Turning Industrial Waste into Building Blocks
The concrete examined in this work is based on alkali-activated slag, a binder made by chemically activating ground granulated blast furnace slag instead of using Portland cement. The researchers partially replaced natural sand and slag with two industrial by-products: recycled waste glass powder and dealuminated metakaolin, a silica- and alumina-rich residue from aluminum extraction. They also tested two types of coarse stone—dolomite and basalt—and added short steel fibers to some mixes. In total, they created several carefully controlled recipes to see how each ingredient affected strength, stiffness, cracking, and overall behavior under load.
From Laboratory Molds to Measured Strength
To evaluate performance, the team cast and cured concrete cubes, cylinders, and beams at normal room temperature, avoiding energy-intensive heat curing. They measured compressive strength (how much squeezing the concrete can take), splitting tensile strength (how it behaves when pulled apart indirectly), bending strength, and stiffness. Across the board, mixes made with harder basalt aggregate outperformed those with dolomite. When waste glass powder or dealuminated metakaolin was added, the concrete became denser and stronger. The clear standout was a mix that combined basalt, 10% dealuminated metakaolin (replacing part of the slag), and 1% steel fibers: it showed the highest compressive, tensile, and flexural strengths, along with the greatest stiffness.
Looking Inside the Concrete’s Inner Skeleton
To find out why some mixes worked better, the researchers examined tiny slices of concrete under scanning electron microscopes and used chemical probes to map the distribution of key elements. Poorer mixes showed a porous, patchy internal structure with weak contact zones between stone and paste. In contrast, the best-performing mixes had a tightly packed, uniform network of reaction products binding everything together, especially around the basalt aggregates and the steel fibers. Dealuminated metakaolin helped form a dense, interlocking gel that filled micro-voids, while steel fibers bridged developing cracks, preventing them from opening suddenly. This refined microstructure explains the jump in strength, toughness, and resistance to cracking.

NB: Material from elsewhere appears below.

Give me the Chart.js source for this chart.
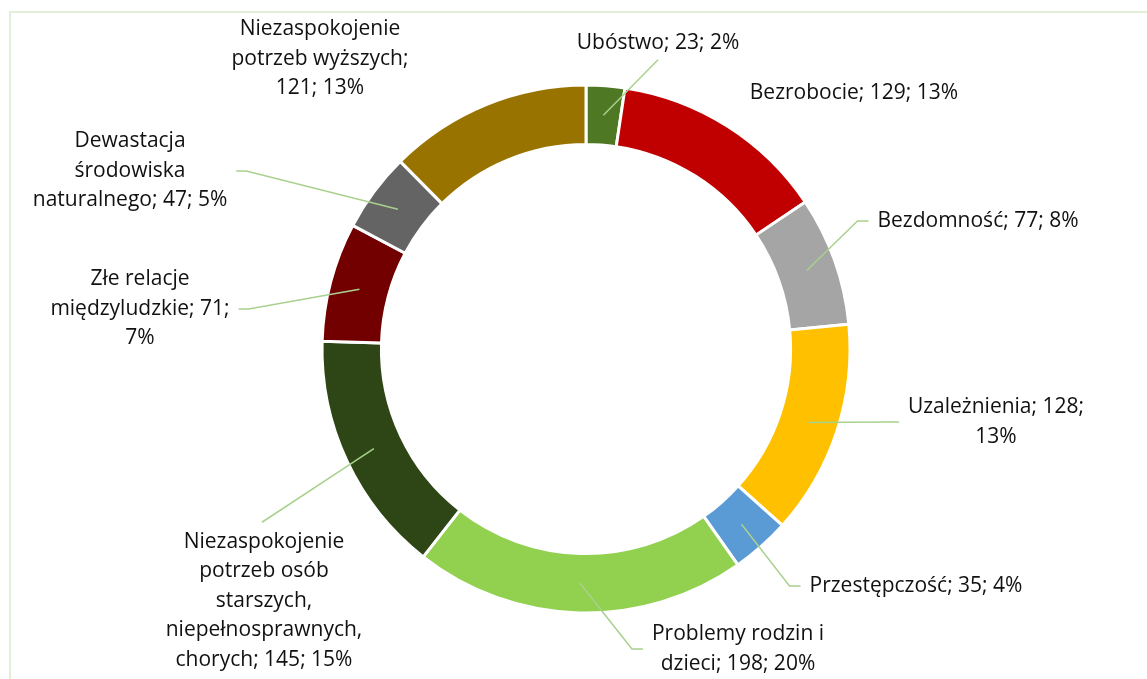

Simulating Beams Before They Are Built
Beyond small specimens, the study used advanced finite element simulations to predict how full-size reinforced concrete beams made from the different mixes would behave under bending. The researchers calibrated a damage model in the ABAQUS software so that its stress–strain curves matched those measured in the lab. Once tuned, the model accurately reproduced failure loads and crack patterns for cubes, cylinders, and prisms. They then carried out a virtual parametric study of reinforced beams. Beams made with basalt and the optimized waste-based mixes carried much higher loads, deflected less at peak load, and showed more gradual, ductile cracking. The mix containing 10% dealuminated metakaolin and 1% steel fibers increased load-carrying capacity by about 46% and cut mid-span deflection by roughly one fifth compared with a baseline mix, all without changing the steel reinforcement.
What This Means for Future Structures
For non-specialists, the takeaway is clear: it is possible to design concrete that is both stronger and more sustainable by turning industrial leftovers—slag, waste glass, and dealuminated clays—into high-performance ingredients, especially when combined with steel fibers and robust aggregates. The study shows that such green concretes can be reliably tested, understood at the microscopic level, and confidently modeled on the computer, giving engineers practical tools to design safer and more efficient beams and other elements. In the long run, this approach could help reduce the environmental burden of construction while still delivering durable roads, bridges, and buildings.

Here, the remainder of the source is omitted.